Same. I really don't like reading books on-screen which is the biggest reason why I did not buy in on this nice deal. That and I already have the most interesting books on that list physically.


----------



## ronaldlees (Dec 1, 2019)

My wife and I like to frequent the local and county library sales and other similar events where you go inside with a large empty basket and then can barely carry it outside to the car.  Years of this sort of thing means I can't find books that I _absolutely know that I have_.  LOL.  I guess I need to dedicate a FreeBSD machine with a PostgreSQL database as a card catalog.  But thanks for the link - maybe that's the way to organize: all ebook..


----------



## Nicola Mingotti (Dec 2, 2019)

tommiie said:


> You can't sell that many physical books for that little money. Unless perhaps they are second-hand.



I would not be so sure. Storage is a cost. If you must get rid of something that you consider hard to sell you can go as low as thinkable with the price. The hard limit is the cost of trashing.


----------



## Deleted member 30996 (Dec 2, 2019)

Books in .pdf format are the absolute worst for reading IMO. 

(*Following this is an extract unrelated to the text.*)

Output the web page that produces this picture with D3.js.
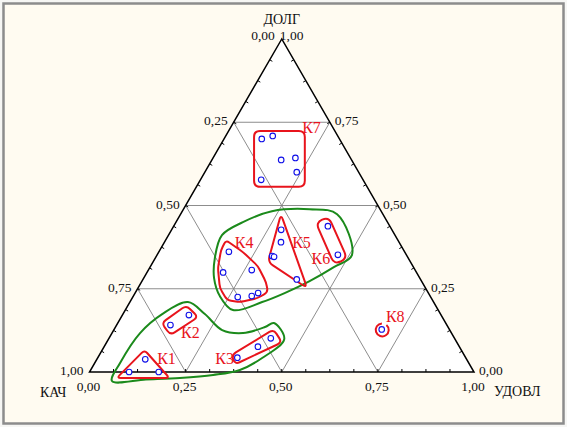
<!DOCTYPE html>
<html><head><meta charset="utf-8">
<script src="https://cdn.jsdelivr.net/npm/d3@7"></script>
<style>html,body{margin:0;padding:0;background:#f4f4f4;}svg{display:block;}</style>
</head><body>
<script>
// ---- data (ternary compositions: КАЧ + ДОЛГ + УДОВЛ = 1) ----
const pointCluster = ["К1","К1","К1","К2","К2","К3","К3","К3",
  "К4","К4","К4","К4","К4","К4","К5","К5","К5","К5","К5","К6","К6",
  "К7","К7","К7","К7","К7","К7","К8"];
const udovl = [0.126,0.103,0.180,0.140,0.173,0.363,0.400,0.421,
  0.182,0.198,0.269,0.273,0.308,0.320,0.285,0.303,0.301,0.307,0.400,0.401,0.470,
  0.098,0.122,0.180,0.214,0.239,0.158,0.696];
const dolg = [0.038,0.000,0.000,0.141,0.171,0.043,0.076,0.101,
  0.361,0.299,0.306,0.225,0.228,0.237,0.427,0.390,0.348,0.346,0.278,0.438,0.352,
  0.700,0.709,0.637,0.643,0.600,0.577,0.128];
const kach = [0.836,0.897,0.820,0.719,0.656,0.594,0.524,0.478,
  0.457,0.503,0.425,0.502,0.464,0.443,0.288,0.307,0.351,0.347,0.322,0.161,0.178,
  0.202,0.169,0.183,0.143,0.161,0.265,0.176];

const tickValues = [0, 0.25, 0.5, 0.75, 1];
const fmt = v => v.toFixed(2).replace(".", ",");
const axisTitles = ["ДОЛГ", "КАЧ", "УДОВЛ"];

// cluster outlines, [УДОВЛ, ДОЛГ] pairs
const clusterNames = ["К1","К2","К3","К4","К5","К6","К7"];
const clusterOutlines = [
  [[0.110,0.066],[0.217,-0.018],[0.080,-0.018]],
  [[0.114,0.147],[0.152,0.200],[0.200,0.165],[0.155,0.111]],
  [[0.344,0.051],[0.415,0.128],[0.456,0.089],[0.367,0.023]],
  [[0.157,0.396],[0.219,0.360],[0.279,0.318],[0.324,0.270],[0.344,0.240],[0.327,0.222],
   [0.286,0.210],[0.250,0.216],[0.213,0.252],[0.178,0.312],[0.159,0.366]],
  [[0.261,0.474],[0.440,0.252],[0.299,0.330]],
  [[0.389,0.466],[0.500,0.341],[0.475,0.323],[0.364,0.449]],
  [[0.066,0.724],[0.198,0.724],[0.282,0.556],[0.150,0.556]]
];
const clusterLabelAt = [[0.164,0.024],[0.187,0.102],[0.315,0.024],[0.192,0.372],
  [0.341,0.372],[0.416,0.323],[0.194,0.718]];
const ringName = "К8";
const ringLabelAt = [0.696,0.150];
const groupOutlines = [
  [[0.139,0.411],[0.174,0.450],[0.233,0.483],[0.328,0.489],[0.407,0.474],[0.507,0.351],
   [0.478,0.315],[0.436,0.273],[0.389,0.237],[0.344,0.210],[0.280,0.186],[0.225,0.228],
   [0.183,0.282],[0.155,0.342]],
  [[0.072,-0.027],[0.066,0.027],[0.073,0.117],[0.102,0.174],[0.151,0.210],[0.213,0.174],
   [0.282,0.126],[0.341,0.117],[0.389,0.135],[0.406,0.147],[0.457,0.099],[0.428,0.042],
   [0.388,0.006],[0.326,-0.009],[0.244,-0.018],[0.158,-0.0225]]
];

// ---- layout ----
const W = 567, H = 427;
const X0 = 89.5, X1 = 474, Y0 = 372, Y1 = 39;
const x = d3.scaleLinear().domain([0, 1]).range([X0, X1]);
const y = d3.scaleLinear().domain([0, 1]).range([Y0, Y1]);
const P = (a, b) => [x(a + b / 2), y(b)];

const RED = "#e8141c", GREEN = "#1b8a1b", BLUE = "#1010e8";
const FONT = "'Liberation Serif','Times New Roman',serif";

const svg = d3.select("body").append("svg").attr("width", W).attr("height", H);
svg.append("rect").attr("x", 0).attr("y", 0).attr("width", W).attr("height", H).attr("fill", "#f6f6f4");
svg.append("rect").attr("x", 3.5).attr("y", 3.5).attr("width", W - 7).attr("height", H - 7)
  .attr("fill", "#fffbf1").attr("stroke", "#8c8c8c").attr("stroke-width", 2.5);

const A = P(0, 1), B = P(0, 0), C = P(1, 0); // apex, bottom-left, bottom-right
svg.append("path").attr("d", `M${A}L${B}L${C}Z`).attr("fill", "#ffffff");

// grid lines
const grid = svg.append("g").attr("stroke", "#808080").attr("stroke-width", 0.9).attr("fill", "none");
[0.25, 0.5, 0.75].forEach(t => {
  [[P(0, t), P(1 - t, t)], [P(t, 0), P(t, 1 - t)], [P(1 - t, 0), P(0, 1 - t)]].forEach(s => {
    grid.append("line").attr("x1", s[0][0]).attr("y1", s[0][1]).attr("x2", s[1][0]).attr("y2", s[1][1]);
  });
});

// minor ticks
const ticks = svg.append("g").attr("stroke", "#000").attr("stroke-width", 1);
const tl = 3;
d3.range(1, 16).forEach(i => {
  const t = i / 16;
  let p = P(t, 0); ticks.append("line").attr("x1", p[0]).attr("y1", p[1]).attr("x2", p[0]).attr("y2", p[1] - tl);
  p = P(0, t); ticks.append("line").attr("x1", p[0]).attr("y1", p[1]).attr("x2", p[0] + tl * 0.866).attr("y2", p[1] + tl * 0.5);
  p = P(1 - t, t); ticks.append("line").attr("x1", p[0]).attr("y1", p[1]).attr("x2", p[0] - tl * 0.866).attr("y2", p[1] + tl * 0.5);
});

svg.append("path").attr("d", `M${A}L${B}L${C}Z`).attr("fill", "none").attr("stroke", "#000").attr("stroke-width", 1.5).attr("stroke-linejoin", "miter");

// tick labels
const lab = svg.append("g").attr("font-family", FONT).attr("font-size", 13.5).attr("fill", "#111");
tickValues.forEach(v => {
  let p = P(0, 1 - v);
  lab.append("text").attr("x", p[0] - (v === 0 ? 7 : 6)).attr("y", p[1] + (v === 0 ? 1 : 3))
    .attr("text-anchor", "end").text(fmt(v));
  p = P(1 - v, v);
  lab.append("text").attr("x", p[0] + (v === 1 ? -2 : 5)).attr("y", p[1] + (v === 1 ? 1 : 3))
    .attr("text-anchor", "start").text(fmt(v));
  p = P(v, 0);
  lab.append("text").attr("x", p[0] - 1).attr("y", p[1] + 19).attr("text-anchor", "middle").text(fmt(v));
});
const tt = svg.append("g").attr("font-family", FONT).attr("font-size", 14).attr("fill", "#111");
tt.append("text").attr("x", A[0]).attr("y", 24).attr("text-anchor", "middle").text(axisTitles[0]);
tt.append("text").attr("x", 40).attr("y", B[1] + 25).attr("text-anchor", "start").text(axisTitles[1]);
tt.append("text").attr("x", 494).attr("y", C[1] + 24).attr("text-anchor", "start").text(axisTitles[2]);

// green group outlines
const smooth = d3.line().curve(d3.curveCatmullRomClosed.alpha(0.5));
groupOutlines.forEach(o => {
  svg.append("path").attr("d", smooth(o.map(d => P(d[0], d[1]))))
    .attr("fill", "none").attr("stroke", GREEN).attr("stroke-width", 2);
});

function rounded(pts, r) {
  const n = pts.length; let d = "";
  for (let i = 0; i < n; i++) {
    const p0 = pts[(i - 1 + n) % n], p1 = pts[i], p2 = pts[(i + 1) % n];
    const l1 = Math.hypot(p0[0] - p1[0], p0[1] - p1[1]), l2 = Math.hypot(p2[0] - p1[0], p2[1] - p1[1]);
    const rr = Math.min(r, l1 / 2, l2 / 2);
    const a = [p1[0] + (p0[0] - p1[0]) / l1 * rr, p1[1] + (p0[1] - p1[1]) / l1 * rr];
    const b = [p1[0] + (p2[0] - p1[0]) / l2 * rr, p1[1] + (p2[1] - p1[1]) / l2 * rr];
    d += (i === 0 ? "M" : "L") + a[0] + "," + a[1] + "Q" + p1[0] + "," + p1[1] + " " + b[0] + "," + b[1];
  }
  return d + "Z";
}
const radii = [4, 5, 5, 4, 6, 7, 6];
clusterOutlines.forEach((o, i) => {
  svg.append("path").attr("d", rounded(o.map(d => P(d[0], d[1])), radii[i]))
    .attr("fill", "none").attr("stroke", RED).attr("stroke-width", 2).attr("stroke-linejoin", "round");
});

const k8 = pointCluster.indexOf(ringName);
const kc = P(udovl[k8], dolg[k8]);
svg.append("path").attr("transform", `translate(${kc[0] + 0.5},${kc[1] + 0.5})`)
  .attr("d", d3.arc().innerRadius(6.5).outerRadius(6.5).startAngle(0.7).endAngle(2 * Math.PI - 0.05)())
  .attr("fill", "none").attr("stroke", RED).attr("stroke-width", 2);

const cl = svg.append("g").attr("font-family", FONT).attr("font-size", 16).attr("fill", RED);
clusterNames.forEach((nm, i) => {
  const p = P(clusterLabelAt[i][0], clusterLabelAt[i][1]);
  cl.append("text").attr("x", p[0]).attr("y", p[1]).text(nm);
});
{ const p = P(ringLabelAt[0], ringLabelAt[1]); cl.append("text").attr("x", p[0]).attr("y", p[1]).text(ringName); }

svg.append("g").selectAll("circle").data(d3.range(udovl.length)).join("circle")
  .attr("cx", i => P(udovl[i], dolg[i])[0]).attr("cy", i => P(udovl[i], dolg[i])[1])
  .attr("r", 2.8).attr("fill", "#fff").attr("stroke", BLUE).attr("stroke-width", 1.1);
</script>
</body></html>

I read Kevin Mitnik's book "The Art of Deception" in .pdf form because that interested me enough to go through the trouble, but much prefer reading online from a browser than ebook or physical book.


----------



## Nicola Mingotti (Dec 2, 2019)

Trihexagonal said:


> Books in .pdf format are the absolute worst for reading IMO.



Oh Trihexagonal , my view is really the opposite, nowadays I have a copy of all my book in pdf, so i can bring them with me all the time. And take notes! I bought a big iPad with pen, it was the best investment of last year. 

Recently there is this new trend of making the doc only in HTML which I find extremely detestable (eg Apple, but also Apache Solr). How am i supposed to take notes on HTML? 

The only thing HTML text is good for is politics, so they can manipulate the past with zero time/effort


----------



## tommiie (Dec 2, 2019)

Nicola Mingotti said:


> nowadays I have a copy of all my book in pdf, so i can bring them with me all the time. And take notes! I bought a big iPad with pen, it was the best investment of last year


I used to have an iPad 2 (way back when) on which I read PDF or epub documents and I could take notes, underline, mark, just like a real book! But the more notes I took in such a virtual book, the longer it took to load it once closed. So I stopped doing that.

Also I don't like how the pictures are displayed all small and you have to click to open the image and zoom in. That's really annoying. Plus you can't easily flip through the book to search something so I still prefer a real book for studying.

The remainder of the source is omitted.